Aug 17, 2015

Mythical First Flower Found

A dinosaur-era freshwater plant from Spain has just been identified as the world’s oldest known flowering plant.

The plant Montsechia vidalii, described in the latest issue of the Proceedings of the National Academy of Sciences, has been dated to approximately 130 million years ago when dinosaurs were Earth’s dominant land animals.

The Cretaceous Period plant once grew abundantly in freshwater lakes in what are now mountainous regions in Spain. It slightly edges out another early flowering plant, China’s Archaefructus sinensis, as being the earliest known flower. Like Montsechia, Archaefructus was an aquatic species.

“A ‘first flower’ is technically a myth, like the ‘first human,’” co-author David Dilcher, a paleobotanist at Indiana University, said in a press release. “But based on this new analysis, we know now that Montsechia is contemporaneous, if not more ancient, than Archaefructus.”

Dilcher and an international team of researchers analyzed more than 1,000 fossilized remains of Montsechia. They applied hydrochloric acid drop by drop to stones containing the plants, in order to reveal the precise structures of stems and leaves. A mixture of nitric acid and potassium chlorate was also used to unveil the shape of the plant’s cuticles. These are the protective films that cover leaves.

All of the above was done under extremely high magnification, allowing the scientists to see every fossilized detail.

As for dating the plant remains, the researchers compared them to other fossils in the same area, such as those for the freshwater algae charophytes.
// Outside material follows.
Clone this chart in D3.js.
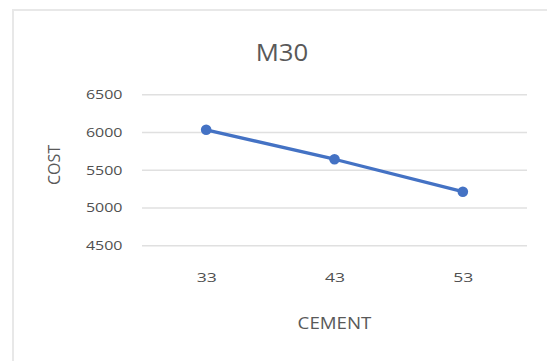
<!DOCTYPE html>
<html>
<head>
<meta charset="utf-8">
<script src="https://cdn.jsdelivr.net/npm/d3@7"></script>
<style>
  html, body { margin: 0; padding: 0; background: #fff; }
  svg { display: block; }
  text { font-family: "Open Sans", "Liberation Sans", sans-serif; fill: #595959; }
</style>
</head>
<body>
<svg id="chart" width="547" height="361"></svg>
<script>
// Chart data
const categories = ["33", "43", "53"];
const costValues = [6030, 5640, 5210];
const yTicks = [4500, 5000, 5500, 6000, 6500];
const chartTitle = "M30";
const xTitle = "CEMENT";
const yTitle = "COST";

const W = 547, H = 361;
const plot = { left: 142, right: 527, top: 94.3, bottom: 245.3 };
const lineColor = "#4472C4";

const svg = d3.select("#chart");

// Chart area outline
svg.append("rect")
  .attr("x", 13).attr("y", 10)
  .attr("width", W).attr("height", H)
  .attr("fill", "#fff")
  .attr("stroke", "#e8e8e8")
  .attr("stroke-width", 2);

const x = d3.scalePoint()
  .domain(categories)
  .range([plot.left, plot.right])
  .padding(0.5);

const y = d3.scaleLinear()
  .domain([d3.min(yTicks), d3.max(yTicks)])
  .range([plot.bottom, plot.top]);

// Text helper with a slight horizontal widening of the glyphs
function label(g, str, px, py, size, anchor, sx, extra) {
  return g.append("text")
    .attr("transform", `translate(${px},${py}) scale(${sx},1)${extra || ""}`)
    .attr("text-anchor", anchor)
    .style("font-size", size + "px")
    .text(str);
}

// Gridlines + y tick labels via d3 axis
const yAxis = d3.axisLeft(y)
  .tickValues(yTicks)
  .tickSize(-(plot.right - plot.left))
  .tickFormat("");
const gy = svg.append("g")
  .attr("transform", `translate(${plot.left},0)`)
  .call(yAxis);
gy.select(".domain").remove();
gy.selectAll(".tick line").attr("stroke", "#e0e0e0").attr("stroke-width", 1.5);
gy.selectAll(".tick").each(function(d) {
  label(d3.select(this), String(d), -19.5, 4.3, 12.5, "end", 1.28)
    .style("fill", "#505050");
});

// x tick labels
const xAxis = d3.axisBottom(x).tickSize(0).tickFormat("");
const gx = svg.append("g")
  .attr("transform", `translate(0,${plot.bottom})`)
  .call(xAxis);
gx.select(".domain").remove();
gx.selectAll(".tick").each(function(d) {
  label(d3.select(this), d, 0, 36.5, 13, "middle", 1.35)
    .style("fill", "#505050");
});

// Series line
const line = d3.line()
  .x((d, i) => x(categories[i]))
  .y(d => y(d));

svg.append("path")
  .datum(costValues)
  .attr("d", line)
  .attr("fill", "none")
  .attr("stroke", lineColor)
  .attr("stroke-width", 3.3)
  .attr("stroke-linejoin", "round");

svg.selectAll("circle.pt")
  .data(costValues)
  .join("circle")
  .attr("class", "pt")
  .attr("cx", (d, i) => x(categories[i]))
  .attr("cy", d => y(d))
  .attr("r", 5.3)
  .attr("fill", lineColor);

// Titles
label(svg, chartTitle, 282, 61, 23, "middle", 1.12);
label(svg, xTitle, (plot.left + plot.right) / 2, 329, 16, "middle", 1.17);
svg.append("text")
  .attr("transform", `translate(60,165) rotate(-90)`)
  .attr("text-anchor", "middle")
  .style("font-size", "16px")
  .text(yTitle);
</script>
</body>
</html>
Based on the determined age, the flowering plant co-existed with dinosaurs, such as Brachiosaurus and Iguanodon.

Montsechia was classified as a flowering plant (angiosperm) because it produced seeds enclosed within a carpel. A carpel, in turn, is the female reproductive organ of a flower.

“Montsechia possesses no obvious ‘flower parts,’ such as petals or nectar-producing structures for attracting insects, and lived out its entire life cycle under water,” Dilcher said. “The fruit contains a single seed” — the defining characteristic of an angiosperm — “which is borne upside down.”